Анна Сергеевна долго разглядывала, как я наливаю чай из чашки в блюдце, потом дую на него, потом подношу ко рту. И когда я уже стал пить, вдруг сказала:
– Так пили чай до революции только лавочники.
Я чуть не поперхнулся чаем.
– Кто? – сказал я. – Кто так пил?
– Необразованные люди! Простые! – сказала Анна Сергеевна. – Лавочники, купцы, крестьяне.
И вдруг я понял страшную вещь: что не хочу быть простым человеком!
Это открытие было таким ошеломительным, что я немедля бросил пить чай и стал во все глаза смотреть на Анну Сергеевну.

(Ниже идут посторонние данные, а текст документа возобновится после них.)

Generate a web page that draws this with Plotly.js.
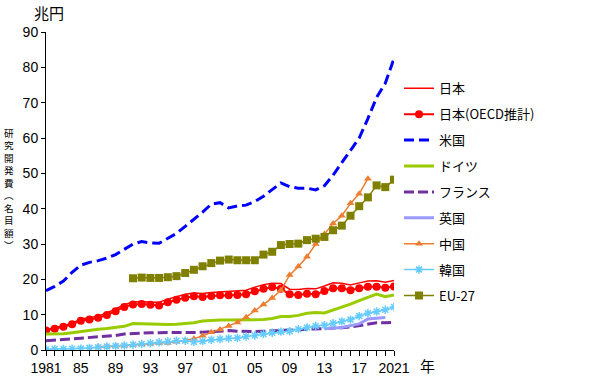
<!DOCTYPE html>
<html>
<head>
<meta charset="utf-8">
<script src="https://cdn.plot.ly/plotly-3.0.1.min.js"></script>
<style>html,body{margin:0;padding:0;background:#fff;}#chart{width:600px;height:377px;}</style>
</head>
<body>
<div id="chart"></div>
<script>
const years = [];
for (let y = 1981; y <= 2021; y++) years.push(y);

const tickYears = [1981,1985,1989,1993,1997,2001,2005,2009,2013,2017,2021];
const tickLabels = ['1981','85','89','93','97','01','05','09','13','17','2021'];

const japan = [5.8,6.3,6.9,7.6,8.8,9.1,9.6,10.5,11.6,12.8,13.6,13.7,13.5,13.5,14.4,15.1,15.8,16.1,16.0,16.3,16.5,16.6,16.7,16.9,17.8,18.5,18.9,18.8,17.2,17.1,17.4,17.3,18.1,19.0,18.9,18.4,19.0,19.5,19.6,19.2,19.7];
const japanOECD = [5.5,6.0,6.6,7.3,8.3,8.6,9.1,9.9,11.0,12.2,12.9,13.0,12.8,12.6,13.5,14.2,14.8,15.2,15.0,15.3,15.5,15.5,15.6,15.8,16.6,17.3,17.8,17.3,15.8,15.6,15.9,15.8,16.7,17.5,17.5,16.9,17.5,17.9,17.9,17.6,18.0];
const usa = [16.8,18.0,19.5,22.0,24.0,24.8,25.3,26.0,27.0,28.5,30.0,30.7,30.3,30.2,31.5,33.0,35.0,37.0,39.0,41.3,41.7,40.2,40.8,41.0,42.0,43.5,45.5,47.3,46.2,45.8,45.8,45.3,46.5,49.5,53.0,56.5,60.0,65.5,71.5,75.5,82.5];
const germany = [4.5,4.5,4.6,4.9,5.3,5.6,5.9,6.1,6.4,6.7,7.5,7.4,7.2,7.1,7.2,7.3,7.5,7.7,8.2,8.4,8.5,8.5,8.5,8.5,8.4,8.6,8.9,9.5,9.5,9.8,10.4,10.6,10.5,11.3,12.0,13.0,14.0,15.0,15.8,15.1,15.6];
const france = [2.6,2.8,3.0,3.2,3.4,3.5,3.6,3.8,4.1,4.5,4.7,4.8,4.9,4.9,4.9,4.9,4.9,4.9,5.0,5.2,5.4,5.5,5.3,5.2,5.2,5.3,5.4,5.5,5.6,5.7,5.8,5.8,5.9,6.1,6.3,6.5,6.9,7.3,7.7,7.7,7.8];
const ukYears = [2013,2014,2015,2016,2017,2018,2019,2020];
const uk = [6.0,6.2,6.4,6.9,7.4,8.8,9.1,9.2];
const chinaYears = [1987,1988,1989,1990,1991,1992,1993,1994,1995,1996,1997,1998,1999,2000,2001,2002,2003,2004,2005,2006,2007,2008,2009,2010,2011,2012,2013,2014,2015,2016,2017,2018];
const china = [0.9,1.0,1.1,1.2,1.4,1.6,1.8,1.9,2.0,2.3,2.7,3.2,4.0,5.0,5.8,6.8,7.8,9.3,11.2,12.9,14.7,16.9,21.2,23.6,26.4,30.0,32.8,35.8,38.0,41.5,44.2,48.5];
const korea = [0.2,0.25,0.3,0.35,0.4,0.6,0.8,1.0,1.1,1.3,1.5,1.7,1.9,2.2,2.4,2.6,2.6,2.3,2.5,2.9,3.1,3.3,3.4,3.8,4.1,4.5,4.9,5.2,5.3,5.9,6.4,6.8,7.0,7.6,8.1,8.6,9.6,10.4,10.9,11.4,12.2];
const euYears = [1991,1992,1993,1994,1995,1996,1997,1998,1999,2000,2001,2002,2003,2004,2005,2006,2007,2008,2009,2010,2011,2012,2013,2014,2015,2016,2017,2018,2019,2020,2021];
const eu27 = [20.3,20.5,20.4,20.4,20.6,20.9,21.8,22.7,23.7,24.6,25.3,25.6,25.4,25.4,25.4,27.0,27.8,29.7,30.0,30.1,31.1,31.5,32.0,33.9,35.2,38.0,40.7,43.2,46.6,46.1,48.2];

const names = ['日本','日本(OECD推計)','米国','ドイツ','フランス','英国','中国','韓国','EU-27'];
const yTitleChars = ['研','究','開','発','費','︵','名','目','額','︶'];

function tr(i, x, y, line, marker) {
  const t = {
    type: 'scatter', x: x, y: y, name: names[i], legendgroup: 'g' + i,
    mode: marker ? 'lines+markers' : 'lines',
    line: line, hoverinfo: 'skip'
  };
  if (marker) t.marker = marker;
  return t;
}

const data = [
  tr(0, years, japan, {color: '#ff0000', width: 1.5}),
  tr(1, years, japanOECD, {color: '#ff0000', width: 2}, {symbol: 'circle', size: 8, color: '#ff0000'}),
  tr(2, years, usa, {color: '#0000ff', width: 3, dash: '10px,5px'}),
  tr(3, years, germany, {color: '#99cc00', width: 3}),
  tr(4, years, france, {color: '#7030a0', width: 3, dash: '10px,4px'}),
  tr(5, ukYears, uk, {color: '#9999ff', width: 3}),
  tr(6, chinaYears, china, {color: '#ed7d31', width: 1.5}, {symbol: 'triangle-up', size: 7, color: '#ed7d31'}),
  tr(7, years, korea, {color: '#66ccff', width: 1.5}, {symbol: 'asterisk-open', size: 7, color: '#66ccff', line: {color: '#66ccff', width: 1.5}}),
  tr(8, euYears, eu27, {color: '#808000', width: 1.5}, {symbol: 'square', size: 8, color: '#808000'})
];

const tickFont = {family: 'Liberation Sans, Arial, sans-serif', size: 14, color: '#000'};
const jpFont = 'Noto Sans CJK JP, sans-serif';

// plot area: left 46px, width 348px, top 32px, height 318px
const annotations = [
  {text: '兆円', xref: 'paper', yref: 'paper', x: 0.01, y: (350 - 13) / 318, xanchor: 'center', yanchor: 'middle', showarrow: false, font: {family: jpFont, size: 15, color: '#000'}},
  {text: '年', xref: 'paper', yref: 'paper', x: (427 - 46) / 348, y: (350 - 365) / 318, xanchor: 'center', yanchor: 'middle', showarrow: false, font: {family: jpFont, size: 15, color: '#000'}},
  {text: yTitleChars.join('<br>'), xref: 'paper', yref: 'paper', x: (9 - 46) / 348, y: (350 - 189) / 318,
    xanchor: 'center', yanchor: 'middle', showarrow: false, font: {family: jpFont, size: 9.6, color: '#000'}}
];

const layout = {
  width: 600, height: 377,
  margin: {l: 46, r: 206, t: 32, b: 27},
  paper_bgcolor: '#fff', plot_bgcolor: '#fff',
  showlegend: true,
  legend: {
    x: 1.0144, xanchor: 'left', y: 0.87, yanchor: 'top',
    font: {family: jpFont, size: 13, color: '#000'},
    tracegroupgap: 6, itemwidth: 30, bgcolor: 'rgba(0,0,0,0)'
  },
  xaxis: {
    range: [1981, 2021], showgrid: false, zeroline: false,
    showline: true, linecolor: '#000', linewidth: 1,
    ticks: 'outside', ticklen: 5, tickcolor: '#000',
    tickmode: 'array',
    tickvals: years,
    ticktext: years.map(y => { const k = tickYears.indexOf(y); return k >= 0 ? tickLabels[k] : ''; }),
    tickfont: tickFont, tickangle: 0
  },
  yaxis: {
    range: [0, 90], showgrid: false, zeroline: false,
    showline: true, linecolor: '#000', linewidth: 1,
    ticks: 'outside', ticklen: 4, tickcolor: '#000',
    tickmode: 'array',
    tickvals: [0,10,20,30,40,50,60,70,80,90],
    tickfont: tickFont
  },
  annotations: annotations
};

Plotly.newPlot('chart', data, layout, {staticPlot: true, displayModeBar: false});
</script>
</body>
</html>
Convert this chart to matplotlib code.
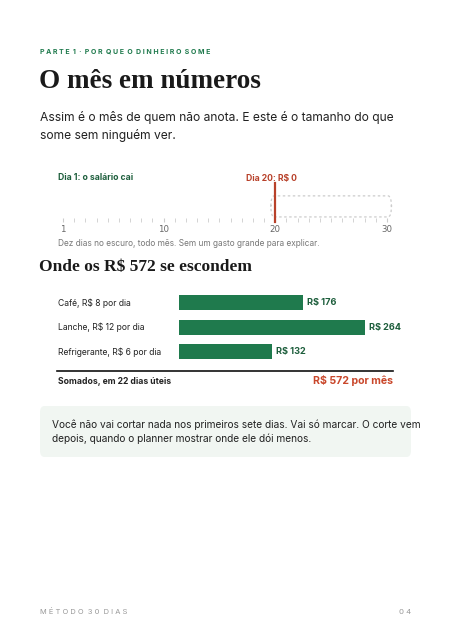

– Ну что ты так смотришь? – сказала она сухо. – Что тут непонятного? Были образованные люди – врачи, инженеры, путейцы, военные. Они даже чай пили по-другому. То, что вы все сейчас делаете, считалось неприлично: макать в чай сухари, хлебать из блюдца, размешивать сахар со звоном.
– А как же его еще размешивать? – оскорбленно спросил я. – Без звона, что ли?
– А вот представь себе, да! – победоносно сказала Анна Сергеевна. – Размешивать его надо без звона! Чай вообще надо пить без сахара, это вредно, если хочешь знать. Но если уж положил один кусочек, а не четыре, как ты, то изволь размешать тихо, незаметно. Вот так.
И Анна Сергеевна показала мне, как размешивают сахар в чае интеллигентные люди.
Тут на кухню приполз Мишка и стал на нас смотреть.
– Анна Сергеевна, он, по-моему, опять обделался, – мстительно сказал я.
– Вижу! – сухо сказала нянька. – Вернее, не вижу, а чувствую этот отвратительный запах. Извини, но попить чаю из блюдца тебе придется без меня.